As mobile devices became more advanced and smartphones started to dominate the market, designers knew something had to change when it came to navigation. Mobiles and tablets have smaller screens, necessitating navigation formats that fit cleanly. The use of tap technology also means that links need to be large enough to tap with a single digit. Navigation design needed to adapt for best performance.

Synonymous with mobile website navigation design is the hamburger menu, so called because of its three horizontal lines resembling the three layers of a hamburger. It was lauded as the solution to mobile website navigation because it is hidden and therefore does not take up valuable space on a small screen. Tap the icon and the menu unfolds. It is Facebook that is credited with starting the hamburger revolution in 2008. Today it is often used on all browsers, though its detractors insist its hidden format makes it less discoverable.

The need to ensure websites work just as well on mobile has also led to responsive navigation – one design which will automatically adjust according to screen size. This is less expensive to maintain and makes it easier to make changes and updates as you only have to do it once. However, designing a site that provides a great user experience across multiple devices and screen devices presents challenges.
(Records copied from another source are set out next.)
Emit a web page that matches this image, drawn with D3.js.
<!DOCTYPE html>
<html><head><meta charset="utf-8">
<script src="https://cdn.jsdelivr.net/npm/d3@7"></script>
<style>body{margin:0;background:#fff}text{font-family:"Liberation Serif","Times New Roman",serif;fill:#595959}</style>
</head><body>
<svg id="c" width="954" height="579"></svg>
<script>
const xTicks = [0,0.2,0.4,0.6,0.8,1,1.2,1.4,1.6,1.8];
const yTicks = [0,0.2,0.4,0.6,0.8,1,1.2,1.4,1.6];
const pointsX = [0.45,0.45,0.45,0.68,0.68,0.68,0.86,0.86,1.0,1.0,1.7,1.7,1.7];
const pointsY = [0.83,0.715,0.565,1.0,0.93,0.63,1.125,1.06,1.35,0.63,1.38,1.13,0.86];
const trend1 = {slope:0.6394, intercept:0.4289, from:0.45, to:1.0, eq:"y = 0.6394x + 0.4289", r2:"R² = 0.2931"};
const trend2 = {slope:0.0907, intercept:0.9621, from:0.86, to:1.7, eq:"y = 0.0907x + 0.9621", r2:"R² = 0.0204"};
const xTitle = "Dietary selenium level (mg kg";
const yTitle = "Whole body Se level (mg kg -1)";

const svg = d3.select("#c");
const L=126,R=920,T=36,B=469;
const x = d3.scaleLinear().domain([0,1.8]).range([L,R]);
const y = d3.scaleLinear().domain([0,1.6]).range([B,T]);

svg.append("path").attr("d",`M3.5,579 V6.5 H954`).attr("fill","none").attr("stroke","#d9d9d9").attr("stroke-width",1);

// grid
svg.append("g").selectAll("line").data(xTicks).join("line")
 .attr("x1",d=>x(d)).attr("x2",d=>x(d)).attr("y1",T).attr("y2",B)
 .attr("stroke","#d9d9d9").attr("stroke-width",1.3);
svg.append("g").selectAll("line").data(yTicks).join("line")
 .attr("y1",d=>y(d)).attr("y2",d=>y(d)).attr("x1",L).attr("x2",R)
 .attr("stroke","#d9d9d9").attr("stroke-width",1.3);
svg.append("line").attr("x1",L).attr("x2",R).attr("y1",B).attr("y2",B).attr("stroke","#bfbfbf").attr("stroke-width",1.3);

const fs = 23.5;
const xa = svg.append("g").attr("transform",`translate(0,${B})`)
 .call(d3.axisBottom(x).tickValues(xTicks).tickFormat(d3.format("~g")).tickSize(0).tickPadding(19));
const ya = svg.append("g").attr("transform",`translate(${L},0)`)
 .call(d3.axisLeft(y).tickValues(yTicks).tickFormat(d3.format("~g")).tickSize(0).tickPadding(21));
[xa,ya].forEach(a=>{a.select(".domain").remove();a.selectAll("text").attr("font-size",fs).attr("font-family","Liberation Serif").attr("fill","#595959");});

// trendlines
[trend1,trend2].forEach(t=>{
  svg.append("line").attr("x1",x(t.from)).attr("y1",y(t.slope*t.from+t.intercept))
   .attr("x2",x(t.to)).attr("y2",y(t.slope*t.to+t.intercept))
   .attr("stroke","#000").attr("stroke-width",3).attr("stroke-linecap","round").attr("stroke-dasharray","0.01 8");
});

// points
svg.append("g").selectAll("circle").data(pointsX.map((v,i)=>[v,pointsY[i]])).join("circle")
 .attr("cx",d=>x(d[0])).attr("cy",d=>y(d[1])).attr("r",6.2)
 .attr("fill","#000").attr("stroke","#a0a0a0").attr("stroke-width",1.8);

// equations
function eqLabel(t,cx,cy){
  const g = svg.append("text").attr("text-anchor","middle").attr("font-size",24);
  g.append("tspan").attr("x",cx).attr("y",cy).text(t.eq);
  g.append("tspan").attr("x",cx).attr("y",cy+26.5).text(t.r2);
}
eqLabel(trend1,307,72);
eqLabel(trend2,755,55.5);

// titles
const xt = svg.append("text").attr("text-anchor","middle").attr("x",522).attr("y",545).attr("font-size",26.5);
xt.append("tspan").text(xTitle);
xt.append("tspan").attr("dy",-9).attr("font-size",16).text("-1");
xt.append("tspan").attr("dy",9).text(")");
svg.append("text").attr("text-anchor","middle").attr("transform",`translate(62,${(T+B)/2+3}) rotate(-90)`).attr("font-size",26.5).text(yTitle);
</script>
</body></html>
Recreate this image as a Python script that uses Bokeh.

The navigation bar in 2020

As with all areas of website design, there are a multitude of navigation bar trends, some of which might work on your recruitment website and others that might not. What’s important is to remember not to over-complicate your website’s navigation. Ultimately the point of navigation is to help users to quickly and easily journey through your site to find what they need.

  • Sticky header – Also known as a ‘fixed scrolling navigation bar’, this header stays in place at the top of the page when you scroll so that users can navigate whenever they wish without scrolling back up again. Useful on mobiles when upwards scrolling can be a chore but some find their constant presence annoying as it can block content.
  • Fat footer – A standard footer contains just the contact details, link to terms and conditions, and social media icons. A fat footer is a fully expandable feature-filled navigation with more info than the main menu. This is useful to give visitors more options, such as an ‘About Us’, a sitemap, contact info, and recent news or top blog articles. If they didn’t find what they were looking for above, they’ll find it here. Just exercise caution and resist making it too big or visitors will face problems scanning it quickly.
  • Mega menus – As the name suggests, these are expansive menus that tend to cover much of the screen when clicked on. These tend to be better suited to retail websites with a high number of categories and pages or magazine-style sites with a lot of content. Given their large size they are not ideal for mobile.
  • Vertical sidebar sliding navigation – This is new enough to add uniqueness and creativity to your website and is a way of standing out from your competitors. The navigation runs vertically down a sidebar and slides out as links are clicked on. As our eyes naturally move down it could make it easier for users to scan. However, titles need to be short enough to read in a narrow bar. The sidebar also needs to contain enough contrast to the rest of the screen to remain highly visible.
  • Carousels – These are great for blog pages where that contain lots of content or regular updates. If content is a big part of your site they are great at the bottom of the homepage too. Fresh, exciting jobs can also be added to a carousel. The major advantage of carousels is that they demonstrate that the site is active and give users a reason to return. 

Top tips

  • Separate sidebars from the rest of the page content to avoid confusion. Clever use of white space works, as does using different colours.
  • Creativity is great but keep navigation bars where people expect to find them. That’s at the head, the side and/or the foot of the page. Always think about user-friendliness.
  • Make use of the bottom of the page. A footer acts as a reminder of what’s in the header and means users don’t have to scroll all the way to the top of the page to click onto another area of your website. 
  • Think about where to funnel users – every page should contain a call to action, depending on what your priorities are. That may be a link to your jobs page, contact page, blog or About Us. It all depends on where you want users to go next in their journey.
  • Plan navigation with search engines in mind. Use labels that people will be searching for and will therefore be picked up by Google. 
  • Mobile optimisation is non-negotiable. Given the huge number of people who access websites on the go, it is essential that your navigation is mobile-friendly. 
  • Research has shown that short term memory only holds seven items so limit the number of links on your navigation or important pages risk being missed. The minimalist approach works just as much for navigation as it does the rest of your website design.  

There are over 40,000 recruitment agencies in the UK alone. Most will have websites and all are competing for that next client or top talent. An easy to navigate, intuitive recruitment website hugely increases the chances of visitors remaining on your website rather then clicking away onto a competitor’s. Make it easy for users and give them a positive experience. Do this and they will progress through your site, responding to the CTAs with the ultimate goal of a new job or hire.